The principle of the Venturimeter was demonstrated by Giovanni Batista Venturi (Hence the name Venturimeter), But it was first used in practical metering applications by Clemens Herschel. 

Venturimeter Diagram and Parts

A venturimeter consists of four parts:

1. Cylindrical Inlet Section
2. Conical convergent Section
3. Cylindrical throat and
4. Conical divergent outlet

• Cylindrical Entrance Section: Venturimeter entrance is a straight cylindrical section with a length equal to 5 to 8 times the pipe diameter.
• Convergence Conical Section: In this section, the venturi meter tube diameter gradually decreases. The conical angle is normally 21⁰ ± 2⁰. While the liquid flows inside the venturimeter, the velocity of fluid increases at the expense of a decrease in pressure.
• Cylindrical Throat: Throat consists of the minimum venturemeter diameter. In the throat section, the velocity is maximum and pressure is minimum. Normally, throat diameter = 1/3 to 1/4th of inlet pipe diameter.
• Diverging Conical section: At this section of venturimeter, the tube diameter gradually increases. So, the pressure is built up again to the original inlet pressure.

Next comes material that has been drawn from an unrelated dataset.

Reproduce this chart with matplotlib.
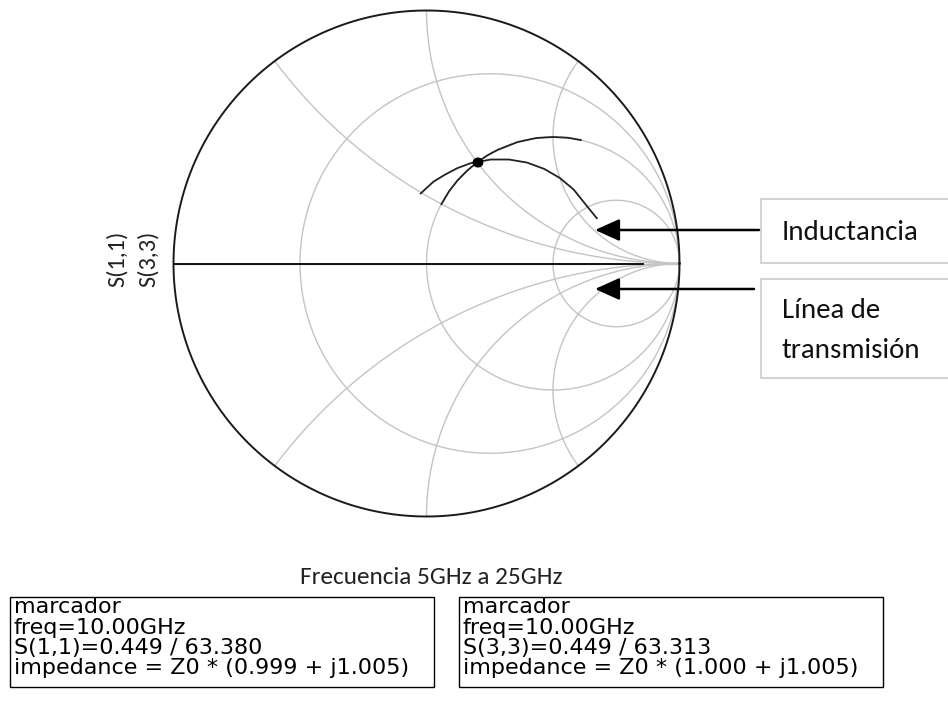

The cone angle is 5-7⁰. British Standard BS-1042 specifies two conical angles, 5–7⁰ and 14–15⁰ for the outlet cone.

Materials for Venturimeter

Small-size venturimeter are made of brass, glass, or bronze and large venturimeters are made of cast iron, steel, or stainless steel.

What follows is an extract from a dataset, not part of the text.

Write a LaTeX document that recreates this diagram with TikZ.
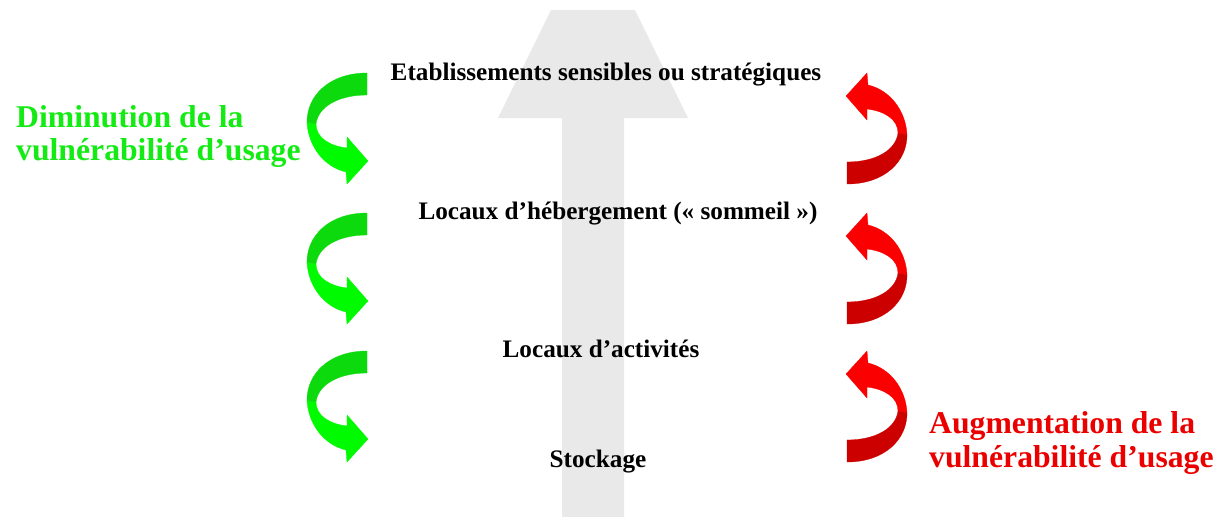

Working Principle of a Venturimeter | How Does a Venturi Meter Work?

When a fluid flows through a venturimeter, it accelerates in the convergent section and then decelerates in the divergent section. The pressure difference between an upstream section and the throat is measured by a manometer. Using that differential pressure, applying Bernoulli’s Equation and Contininuity Equitation the volumetric flow rate can be estimated. 

Coefficient of Discharge of Venturimeter (C_d)

The coefficient of discharge for Venturimeter, C_d is defined as the ratio of the actual flow rate through the venturi meter tube to the theoretical flow rate. So the venturi meter discharge coefficient is given by:

C_d=Q_act/Q

As Q_actual will always be less than Q_theoretical due to frictional losses, the value of C_d is always less than 1.0.